A semi-automated workflow for processing historic aerial photography
Keywords: aerial photography, computer vision, big historical geodata
Abstract. Libraries, museums and archives were the original big geospatial information repositories that to this day house thousands to millions of resources containing research-quality geographic information. However, these print resources (and their digital surrogates), are not easily incorporated into the contemporary research process because they are not structured data that is required of web-mapping and geographic information system tools. Fortunately, contemporary big data tools and methods can help with the large-scale conversion of historic resources into structured datasets for mapping and spatial analysis.
Single frame historic aerial photographs captured originally on film (hereafter “photographs”), are some of the most ubiquitous and information-rich geographic information resources housed in libraries, museums and archives. Photographs authentically encoded information about past places and time-periods without the thematic focus and cartographic generalization of historic print maps. As such, they contain important information in nearly every category of base mapping (i.e. transportation networks, populated places etc.), that is useful to a broad spectrum of research projects and other applications. Photographs are also some of the most frustrating historic resources to use due to their very large map-scale (i.e. small geographic area), lack of reference information and often unknown metadata (i.e. index map, flight altitude, direction etc.).
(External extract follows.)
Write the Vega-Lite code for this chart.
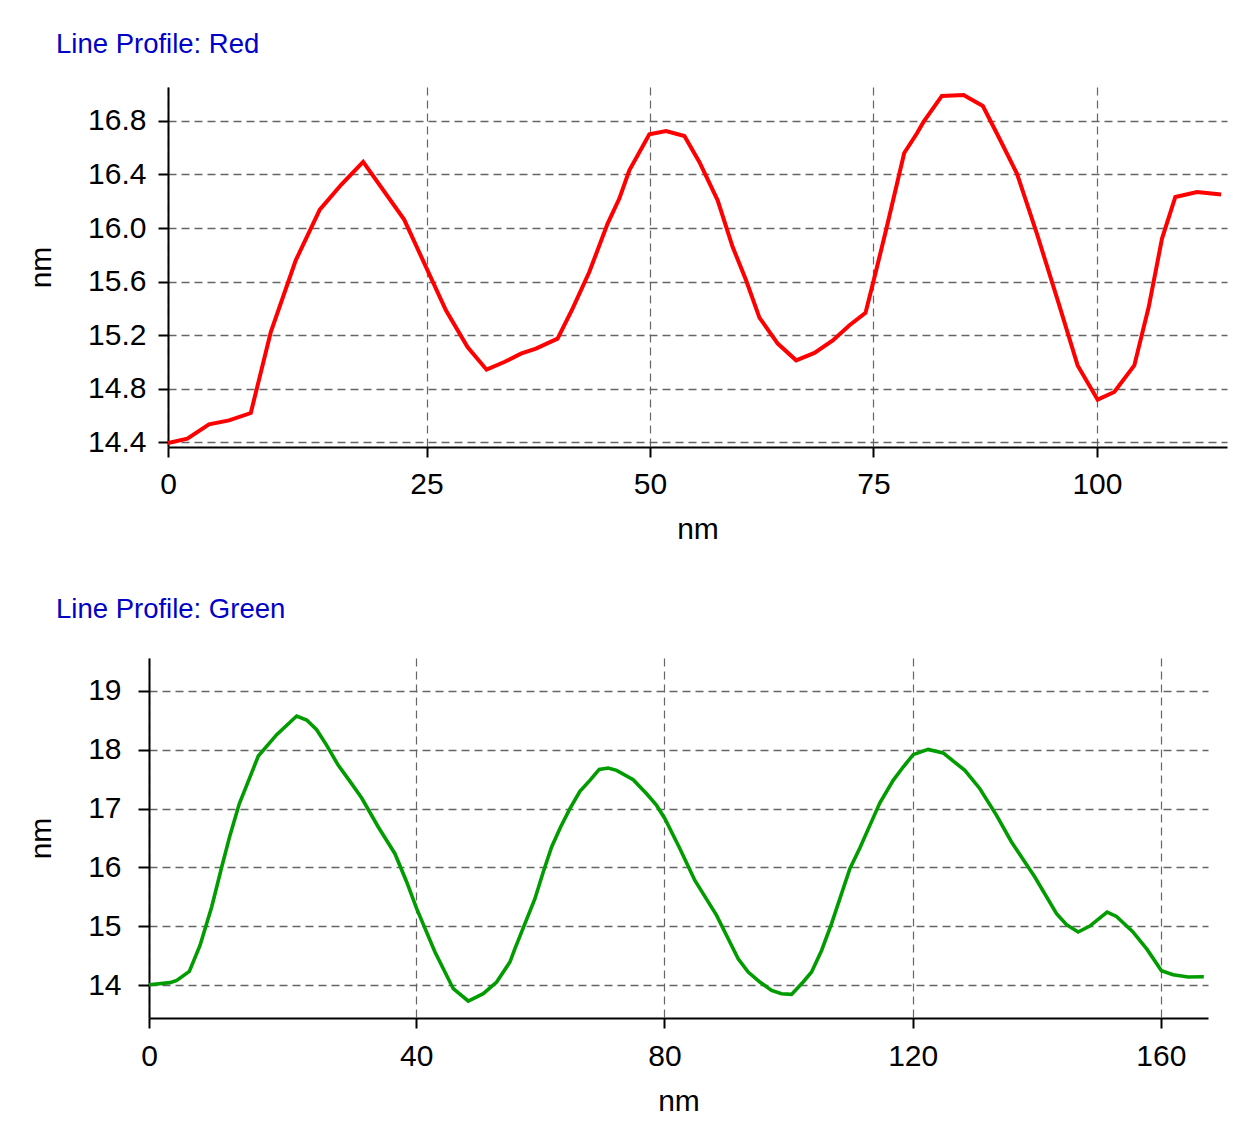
{
  "$schema": "https://vega.github.io/schema/vega-lite/v6.json",
  "padding": {"left": 25, "top": 30, "right": 5, "bottom": 5},
  "background": "white",
  "spacing": 51,
  "config": {
    "font": "Liberation Sans",
    "view": {"stroke": null},
    "concat": {"spacing": 0},
    "axis": {
      "labelFont": "Liberation Sans",
      "titleFont": "Liberation Sans",
      "labelFontSize": 30,
      "titleFontSize": 30,
      "titleFontWeight": "normal",
      "labelColor": "black",
      "titleColor": "black",
      "domainColor": "black",
      "domainWidth": 2,
      "tickColor": "black",
      "tickWidth": 2,
      "gridColor": "#666666",
      "gridDash": [8, 5],
      "gridWidth": 1.4,
      "labelFlush": false,
      "labelOverlap": false
    },
    "title": {"font": "Liberation Sans", "fontSize": 27.5, "fontWeight": "normal", "color": "#0000c8", "anchor": "start", "frame": "group"}
  },
  "datasets": {
    "red": [
      {"x": -3.92, "y": 14.393}, {"x": -1.76, "y": 14.425}, {"x": 0.67, "y": 14.532}, {"x": 2.91, "y": 14.562},
      {"x": 5.34, "y": 14.617}, {"x": 7.58, "y": 15.222}, {"x": 10.37, "y": 15.758}, {"x": 13.06, "y": 16.137},
      {"x": 15.5, "y": 16.327}, {"x": 17.91, "y": 16.494}, {"x": 22.5, "y": 16.063}, {"x": 27.17, "y": 15.385},
      {"x": 29.59, "y": 15.11}, {"x": 31.72, "y": 14.941}, {"x": 33.7, "y": 14.998}, {"x": 35.56, "y": 15.061},
      {"x": 37.24, "y": 15.098}, {"x": 39.66, "y": 15.173}, {"x": 41.34, "y": 15.397}, {"x": 43.21, "y": 15.671},
      {"x": 45.26, "y": 16.033}, {"x": 46.57, "y": 16.22}, {"x": 47.69, "y": 16.431}, {"x": 49.93, "y": 16.7},
      {"x": 51.8, "y": 16.725}, {"x": 53.85, "y": 16.688}, {"x": 55.52, "y": 16.494}, {"x": 57.57, "y": 16.207},
      {"x": 59.25, "y": 15.858}, {"x": 60.75, "y": 15.609}, {"x": 62.24, "y": 15.33}, {"x": 64.29, "y": 15.136},
      {"x": 66.35, "y": 15.011}, {"x": 68.4, "y": 15.066}, {"x": 70.45, "y": 15.16}, {"x": 72.32, "y": 15.273},
      {"x": 74.11, "y": 15.365}, {"x": 75.12, "y": 15.634}, {"x": 76.49, "y": 16.007}, {"x": 78.44, "y": 16.561},
      {"x": 79.85, "y": 16.706}, {"x": 80.6, "y": 16.793}, {"x": 82.65, "y": 16.987}, {"x": 85.08, "y": 16.994},
      {"x": 87.24, "y": 16.912}, {"x": 89.19, "y": 16.656}, {"x": 91.05, "y": 16.407}, {"x": 93.28, "y": 15.958},
      {"x": 95.71, "y": 15.439}, {"x": 97.84, "y": 14.973}, {"x": 100.08, "y": 14.717}, {"x": 101.94, "y": 14.774},
      {"x": 104.18, "y": 14.973}, {"x": 105.79, "y": 15.409}, {"x": 107.28, "y": 15.921}, {"x": 108.77, "y": 16.232},
      {"x": 111.2, "y": 16.269}, {"x": 113.89, "y": 16.25}
    ],
    "green": [
      {"x": -3.08, "y": 14.005}, {"x": 0.31, "y": 14.04}, {"x": 1.39, "y": 14.078}, {"x": 3.42, "y": 14.232},
      {"x": 5.14, "y": 14.673}, {"x": 7.02, "y": 15.327}, {"x": 8.64, "y": 16.007}, {"x": 9.97, "y": 16.544},
      {"x": 11.47, "y": 17.083}, {"x": 12.66, "y": 17.395}, {"x": 14.54, "y": 17.895}, {"x": 17.5, "y": 18.257},
      {"x": 20.72, "y": 18.575}, {"x": 22.33, "y": 18.507}, {"x": 23.94, "y": 18.342}, {"x": 25.56, "y": 18.075},
      {"x": 27.43, "y": 17.735}, {"x": 29.31, "y": 17.463}, {"x": 31.2, "y": 17.18}, {"x": 33.87, "y": 16.687},
      {"x": 36.56, "y": 16.233}, {"x": 38.45, "y": 15.752}, {"x": 40.06, "y": 15.298}, {"x": 43.01, "y": 14.561},
      {"x": 45.96, "y": 13.937}, {"x": 48.37, "y": 13.728}, {"x": 50.79, "y": 13.852}, {"x": 52.95, "y": 14.051},
      {"x": 55.09, "y": 14.391}, {"x": 55.9, "y": 14.617}, {"x": 57.51, "y": 15.043}, {"x": 59.12, "y": 15.468},
      {"x": 60.46, "y": 15.922}, {"x": 61.81, "y": 16.347}, {"x": 63.26, "y": 16.687}, {"x": 64.76, "y": 16.998},
      {"x": 66.37, "y": 17.293}, {"x": 67.98, "y": 17.48}, {"x": 69.48, "y": 17.667}, {"x": 70.93, "y": 17.69},
      {"x": 72.28, "y": 17.65}, {"x": 74.96, "y": 17.491}, {"x": 77.12, "y": 17.253}, {"x": 78.73, "y": 17.054},
      {"x": 80.07, "y": 16.828}, {"x": 82.49, "y": 16.318}, {"x": 84.9, "y": 15.779}, {"x": 88.4, "y": 15.184},
      {"x": 90.27, "y": 14.787}, {"x": 91.88, "y": 14.447}, {"x": 93.49, "y": 14.221}, {"x": 95.38, "y": 14.051},
      {"x": 97.26, "y": 13.908}, {"x": 98.87, "y": 13.852}, {"x": 100.48, "y": 13.84}, {"x": 102.35, "y": 14.051},
      {"x": 103.71, "y": 14.221}, {"x": 105.32, "y": 14.588}, {"x": 106.93, "y": 15.043}, {"x": 108.27, "y": 15.468},
      {"x": 109.88, "y": 15.978}, {"x": 111.49, "y": 16.33}, {"x": 113.1, "y": 16.715}, {"x": 114.72, "y": 17.1},
      {"x": 116.86, "y": 17.48}, {"x": 118.47, "y": 17.707}, {"x": 120.08, "y": 17.917}, {"x": 122.49, "y": 18.007},
      {"x": 124.91, "y": 17.946}, {"x": 128.41, "y": 17.65}, {"x": 130.83, "y": 17.338}, {"x": 133.52, "y": 16.884},
      {"x": 135.93, "y": 16.432}, {"x": 139.69, "y": 15.837}, {"x": 143.19, "y": 15.213}, {"x": 144.8, "y": 15.026},
      {"x": 146.67, "y": 14.901}, {"x": 148.55, "y": 15.003}, {"x": 151.34, "y": 15.241}, {"x": 152.85, "y": 15.167},
      {"x": 155.43, "y": 14.912}, {"x": 157.78, "y": 14.605}, {"x": 160.1, "y": 14.243}, {"x": 161.97, "y": 14.175},
      {"x": 164.39, "y": 14.136}, {"x": 166.92, "y": 14.141}
    ]
  },
  "vconcat": [
    {
      "hconcat": [
        {
          "width": 1,
          "height": 1,
          "data": {"values": []},
          "mark": "point"
        },
        {
          "width": 1059,
          "height": 360,
          "title": {"text": "Line Profile: Red", "dx": -112, "offset": 29},
          "data": {"name": "red"},
          "mark": {"type": "line", "color": "#ff0000", "strokeWidth": 4, "clip": true},
          "encoding": {
            "x": {
              "field": "x", "type": "quantitative",
              "scale": {"domain": [-3.92, 114.55], "nice": false, "zero": false},
              "axis": {
                "title": "nm", "values": [-3.92, 25, 50, 75, 100],
                "labelExpr": "datum.value < 0 ? '0' : datum.label",
                "tickSize": 10, "labelPadding": 12, "titlePadding": 15, "gridWidth": 1.2
              }
            },
            "y": {
              "field": "y", "type": "quantitative",
              "scale": {"domain": [14.363, 17.054], "nice": false, "zero": false},
              "axis": {
                "title": "nm", "values": [14.4, 14.8, 15.2, 15.6, 16.0, 16.4, 16.8], "format": ".1f",
                "tickSize": 10, "labelPadding": 12, "titlePadding": 31
              }
            }
          }
        }
      ]
    },
    {
      "hconcat": [
        {
          "width": 1,
          "height": 1,
          "data": {"values": []},
          "mark": "point"
        },
        {
          "width": 1059,
          "height": 360,
          "title": {"text": "Line Profile: Green", "dx": -93, "offset": 35},
          "data": {"name": "green"},
          "mark": {"type": "line", "color": "#009c00", "strokeWidth": 3.6, "clip": true},
          "encoding": {
            "x": {
              "field": "x", "type": "quantitative",
              "scale": {"domain": [-3.08, 167.6], "nice": false, "zero": false},
              "axis": {
                "title": "nm", "values": [-3.08, 40, 80, 120, 160],
                "labelExpr": "datum.value < 0 ? '0' : datum.label",
                "tickSize": 10, "labelPadding": 13, "titlePadding": 15, "gridWidth": 1.2
              }
            },
            "y": {
              "field": "y", "type": "quantitative",
              "scale": {"domain": [13.439, 19.561], "nice": false, "zero": false},
              "axis": {
                "title": "nm", "values": [14, 15, 16, 17, 18, 19],
                "tickSize": 11, "labelPadding": 17, "titlePadding": 31
              }
            }
          }
        }
      ]
    }
  ]
}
The capture of aerial photographs in the contiguous United States (U.S.) became common in the 1920s and was formalized in government programs to systematically photograph the nation at regular time intervals beginning in the 1930s. Many of these photography programs continued until the 1990s meaning that there are approximately 70 years of “data” available for the U.S. that is currently underutilized due to inaccessibility and the challenges of converting photographs to structured data. Large collections of photographs include government (e.g. the U.S. Department of Agriculture Aerial Photography Field Office “The Vault” – over 10 million photographs), educational (e.g. the University of California Santa Barbara Library – approximately 2.5 million photographs), and an unknown number non-governmental organizations (e.g. numerous regional planning commissions and watershed conservation groups). Collectively these photography resources constitute an untapped big geospatial data resource.
U.S. government photography programs such as the National Agricultural Imagery Program continued and expanded in the digital age (i.e. post early 2000s), so that not only is there opportunity to extend spatial analyses back in time, but also to create seamless datasets that integrate with current and expected future government aerial photography campaigns. What is more, satellite imagery sensors have improved to the point that there is now overlap between satellite imagery and aerial photography in terms of many of their technical specifications (i.e. spatial resolution etc.). The remote capture of land surface imagery is expanding rapidly and with it are new opportunities to explore long-term land-change analyses that require historical datasets.
Manual methods to process photographs are well-known, but are too labour intensive to apply to entire photography collections. Academic research on methods to increase the discoverability of photographs and convert them to geospatial data at large-scale has to date been limited (although see the work of W. Karel et al.). This presentation details a semi-automated workflow to process historic aerial photographs from U.S. government sources and compares the workflow and results to existing methods and datasets. In a pilot test area of 94 photographs in the U.S. state of Pennsylvania, the workflow was found to be nearly 100-times more efficient than commonly employed alternatives while achieving greater horizontal positional accuracy. Results compared favourably to contemporary digital aerial photography data products, suggesting that they are well-suited for integration with contemporary datasets. Finally, initial results of the workflow were incorporated into several existing online discovery and sharing platforms that will be highlighted in this presentation. Early online usage statistics as well as direct interaction with users demonstrates the broad interest and high-impact of photographs and their derived products (i.e. structured geospatial data).